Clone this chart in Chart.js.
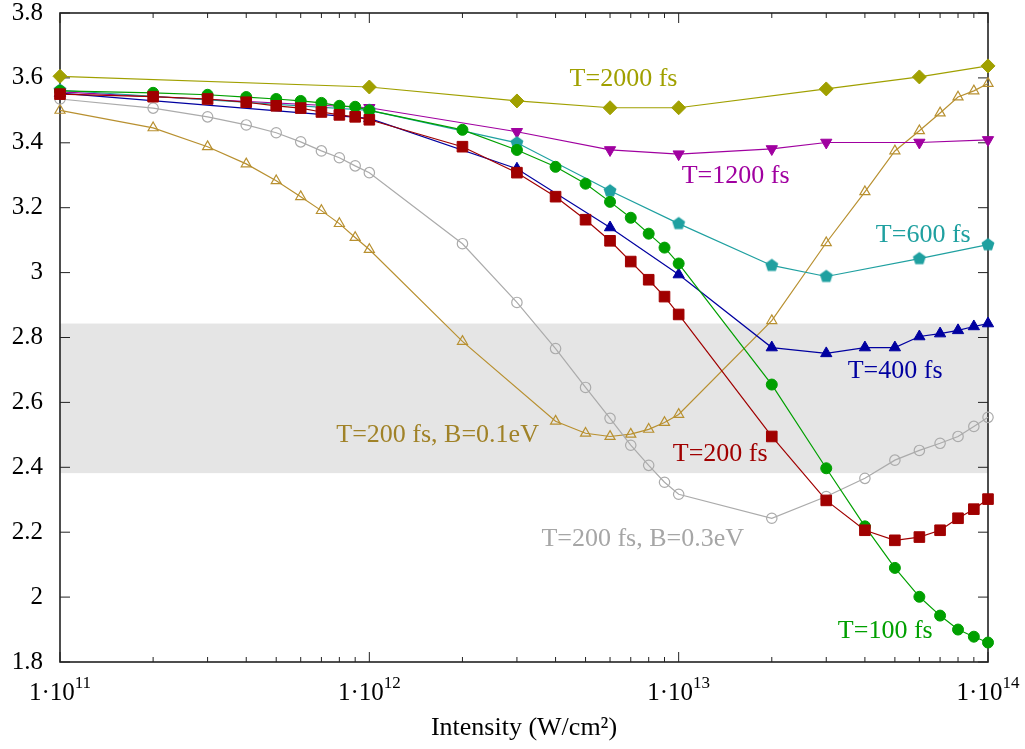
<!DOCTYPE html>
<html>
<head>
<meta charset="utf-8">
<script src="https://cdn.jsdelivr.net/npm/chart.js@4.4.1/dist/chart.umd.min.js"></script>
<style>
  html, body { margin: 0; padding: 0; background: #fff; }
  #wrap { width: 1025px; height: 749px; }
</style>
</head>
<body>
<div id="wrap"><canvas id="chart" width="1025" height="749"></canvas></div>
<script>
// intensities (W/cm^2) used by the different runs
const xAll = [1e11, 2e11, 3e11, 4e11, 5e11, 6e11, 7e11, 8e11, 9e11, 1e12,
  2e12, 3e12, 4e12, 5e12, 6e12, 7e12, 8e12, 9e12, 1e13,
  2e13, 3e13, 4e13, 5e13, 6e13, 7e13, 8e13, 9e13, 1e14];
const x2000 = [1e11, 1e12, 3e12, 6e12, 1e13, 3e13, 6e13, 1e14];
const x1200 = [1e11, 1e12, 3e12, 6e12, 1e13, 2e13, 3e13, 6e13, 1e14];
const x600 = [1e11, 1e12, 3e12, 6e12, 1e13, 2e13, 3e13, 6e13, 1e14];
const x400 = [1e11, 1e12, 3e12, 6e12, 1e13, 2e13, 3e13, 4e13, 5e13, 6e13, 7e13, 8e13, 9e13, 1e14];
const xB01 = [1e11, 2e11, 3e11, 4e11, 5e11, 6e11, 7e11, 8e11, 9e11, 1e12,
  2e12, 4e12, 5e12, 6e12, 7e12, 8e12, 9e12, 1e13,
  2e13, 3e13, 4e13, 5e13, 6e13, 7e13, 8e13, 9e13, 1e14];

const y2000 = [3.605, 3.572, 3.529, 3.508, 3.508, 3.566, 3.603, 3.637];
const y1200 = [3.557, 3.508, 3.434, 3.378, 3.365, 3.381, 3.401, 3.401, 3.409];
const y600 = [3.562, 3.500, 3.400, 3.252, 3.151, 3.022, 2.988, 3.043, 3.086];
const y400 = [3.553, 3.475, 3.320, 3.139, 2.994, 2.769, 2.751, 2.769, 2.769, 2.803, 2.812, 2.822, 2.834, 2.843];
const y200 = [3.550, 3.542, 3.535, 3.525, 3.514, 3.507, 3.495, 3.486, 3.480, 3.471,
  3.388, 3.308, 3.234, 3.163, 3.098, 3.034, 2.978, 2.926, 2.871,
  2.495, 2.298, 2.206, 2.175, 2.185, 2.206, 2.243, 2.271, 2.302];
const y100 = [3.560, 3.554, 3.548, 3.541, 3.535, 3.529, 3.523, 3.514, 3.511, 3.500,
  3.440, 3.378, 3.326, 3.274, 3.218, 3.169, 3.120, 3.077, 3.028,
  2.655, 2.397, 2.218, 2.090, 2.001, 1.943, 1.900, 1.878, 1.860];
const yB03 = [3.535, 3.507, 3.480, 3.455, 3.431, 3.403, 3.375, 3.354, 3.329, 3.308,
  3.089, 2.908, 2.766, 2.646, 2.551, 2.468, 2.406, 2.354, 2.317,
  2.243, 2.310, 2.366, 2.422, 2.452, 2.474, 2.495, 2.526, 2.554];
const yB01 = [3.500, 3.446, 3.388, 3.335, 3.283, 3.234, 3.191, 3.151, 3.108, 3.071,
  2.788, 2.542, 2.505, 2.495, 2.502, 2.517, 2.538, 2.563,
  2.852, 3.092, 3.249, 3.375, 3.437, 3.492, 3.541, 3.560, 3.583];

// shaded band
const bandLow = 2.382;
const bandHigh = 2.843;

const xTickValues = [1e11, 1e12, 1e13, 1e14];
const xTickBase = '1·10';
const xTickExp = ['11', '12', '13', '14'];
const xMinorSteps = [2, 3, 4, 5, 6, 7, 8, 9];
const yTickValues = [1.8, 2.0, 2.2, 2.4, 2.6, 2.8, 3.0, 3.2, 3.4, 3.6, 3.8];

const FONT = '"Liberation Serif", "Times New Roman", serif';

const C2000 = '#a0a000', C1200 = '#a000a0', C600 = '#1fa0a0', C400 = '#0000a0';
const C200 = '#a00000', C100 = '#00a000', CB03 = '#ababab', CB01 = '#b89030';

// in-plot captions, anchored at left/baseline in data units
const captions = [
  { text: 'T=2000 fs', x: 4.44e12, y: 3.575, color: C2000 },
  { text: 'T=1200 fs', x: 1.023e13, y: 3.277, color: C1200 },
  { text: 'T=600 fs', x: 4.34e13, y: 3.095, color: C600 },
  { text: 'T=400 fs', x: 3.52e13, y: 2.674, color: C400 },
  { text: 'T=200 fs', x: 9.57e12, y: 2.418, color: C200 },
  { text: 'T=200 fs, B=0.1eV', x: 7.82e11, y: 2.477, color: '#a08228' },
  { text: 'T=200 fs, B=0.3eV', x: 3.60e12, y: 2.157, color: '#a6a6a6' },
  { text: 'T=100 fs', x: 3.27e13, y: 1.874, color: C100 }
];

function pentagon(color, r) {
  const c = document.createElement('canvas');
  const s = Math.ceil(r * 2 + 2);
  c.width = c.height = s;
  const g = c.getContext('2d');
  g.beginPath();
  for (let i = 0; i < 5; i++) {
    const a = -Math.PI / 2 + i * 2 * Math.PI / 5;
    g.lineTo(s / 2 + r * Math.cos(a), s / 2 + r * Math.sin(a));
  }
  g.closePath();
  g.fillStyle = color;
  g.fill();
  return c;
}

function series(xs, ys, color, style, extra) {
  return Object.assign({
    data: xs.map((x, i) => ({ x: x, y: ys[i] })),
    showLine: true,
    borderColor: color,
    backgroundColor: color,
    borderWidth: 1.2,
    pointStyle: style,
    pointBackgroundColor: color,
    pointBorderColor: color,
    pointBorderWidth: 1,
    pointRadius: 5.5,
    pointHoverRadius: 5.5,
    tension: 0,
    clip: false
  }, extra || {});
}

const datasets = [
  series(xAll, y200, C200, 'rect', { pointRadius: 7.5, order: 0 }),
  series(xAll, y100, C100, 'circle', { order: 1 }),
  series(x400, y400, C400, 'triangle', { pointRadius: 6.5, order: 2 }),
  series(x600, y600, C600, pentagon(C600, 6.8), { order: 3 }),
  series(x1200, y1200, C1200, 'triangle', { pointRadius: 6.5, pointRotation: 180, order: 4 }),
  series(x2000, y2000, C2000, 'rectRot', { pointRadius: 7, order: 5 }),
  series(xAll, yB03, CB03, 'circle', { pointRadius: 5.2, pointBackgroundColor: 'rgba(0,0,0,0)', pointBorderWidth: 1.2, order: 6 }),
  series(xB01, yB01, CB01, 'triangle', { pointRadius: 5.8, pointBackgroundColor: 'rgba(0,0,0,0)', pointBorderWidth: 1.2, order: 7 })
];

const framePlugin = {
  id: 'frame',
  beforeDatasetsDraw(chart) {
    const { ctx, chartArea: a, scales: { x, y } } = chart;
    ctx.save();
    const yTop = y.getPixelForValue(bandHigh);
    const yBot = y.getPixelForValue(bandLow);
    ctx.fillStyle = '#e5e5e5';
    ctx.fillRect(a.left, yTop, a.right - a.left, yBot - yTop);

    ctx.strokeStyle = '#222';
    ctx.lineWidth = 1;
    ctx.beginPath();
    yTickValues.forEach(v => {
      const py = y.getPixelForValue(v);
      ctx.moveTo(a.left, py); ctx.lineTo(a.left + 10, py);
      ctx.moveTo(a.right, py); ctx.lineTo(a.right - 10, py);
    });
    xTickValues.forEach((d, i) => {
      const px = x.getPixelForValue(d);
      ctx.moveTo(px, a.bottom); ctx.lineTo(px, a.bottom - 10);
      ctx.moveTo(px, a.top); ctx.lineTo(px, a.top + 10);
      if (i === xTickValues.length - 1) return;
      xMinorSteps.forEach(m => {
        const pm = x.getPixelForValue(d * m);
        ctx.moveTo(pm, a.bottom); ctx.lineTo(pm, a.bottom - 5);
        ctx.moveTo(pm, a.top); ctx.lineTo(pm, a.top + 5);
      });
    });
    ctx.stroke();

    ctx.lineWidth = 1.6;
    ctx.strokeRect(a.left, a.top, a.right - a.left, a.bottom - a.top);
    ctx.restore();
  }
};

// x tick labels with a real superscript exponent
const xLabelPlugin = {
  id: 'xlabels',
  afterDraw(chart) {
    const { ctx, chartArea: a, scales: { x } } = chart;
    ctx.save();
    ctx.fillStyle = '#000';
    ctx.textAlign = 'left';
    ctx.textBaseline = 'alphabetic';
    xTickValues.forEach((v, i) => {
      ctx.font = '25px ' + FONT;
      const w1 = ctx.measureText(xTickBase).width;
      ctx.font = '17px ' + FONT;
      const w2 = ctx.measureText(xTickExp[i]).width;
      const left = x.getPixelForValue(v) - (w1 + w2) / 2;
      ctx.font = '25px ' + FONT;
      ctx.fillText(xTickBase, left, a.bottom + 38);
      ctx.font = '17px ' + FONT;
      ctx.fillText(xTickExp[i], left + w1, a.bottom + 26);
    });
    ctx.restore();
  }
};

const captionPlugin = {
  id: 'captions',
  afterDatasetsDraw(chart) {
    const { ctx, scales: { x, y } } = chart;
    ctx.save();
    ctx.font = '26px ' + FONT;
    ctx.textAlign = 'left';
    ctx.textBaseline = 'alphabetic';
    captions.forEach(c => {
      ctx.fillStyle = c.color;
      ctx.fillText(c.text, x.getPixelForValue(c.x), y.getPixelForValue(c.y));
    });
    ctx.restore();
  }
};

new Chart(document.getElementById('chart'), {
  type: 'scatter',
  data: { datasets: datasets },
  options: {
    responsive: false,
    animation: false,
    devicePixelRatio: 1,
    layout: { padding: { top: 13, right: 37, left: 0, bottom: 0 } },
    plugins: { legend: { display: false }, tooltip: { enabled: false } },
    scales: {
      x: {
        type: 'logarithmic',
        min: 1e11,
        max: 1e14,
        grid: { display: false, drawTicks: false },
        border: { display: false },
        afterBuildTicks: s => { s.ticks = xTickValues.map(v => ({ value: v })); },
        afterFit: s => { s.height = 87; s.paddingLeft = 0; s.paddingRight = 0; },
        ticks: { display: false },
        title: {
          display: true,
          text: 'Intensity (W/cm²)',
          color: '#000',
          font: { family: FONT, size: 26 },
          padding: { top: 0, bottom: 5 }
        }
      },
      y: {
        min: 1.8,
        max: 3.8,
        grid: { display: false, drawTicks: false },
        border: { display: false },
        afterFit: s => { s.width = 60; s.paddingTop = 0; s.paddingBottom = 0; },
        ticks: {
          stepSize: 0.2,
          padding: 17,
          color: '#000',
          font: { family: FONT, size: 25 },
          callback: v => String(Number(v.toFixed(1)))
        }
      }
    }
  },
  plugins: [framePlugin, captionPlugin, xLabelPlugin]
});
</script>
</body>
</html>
##########
Your goal:
Compute the number of lines above that contain the string "chart". Reply with that value only.

Final result:
10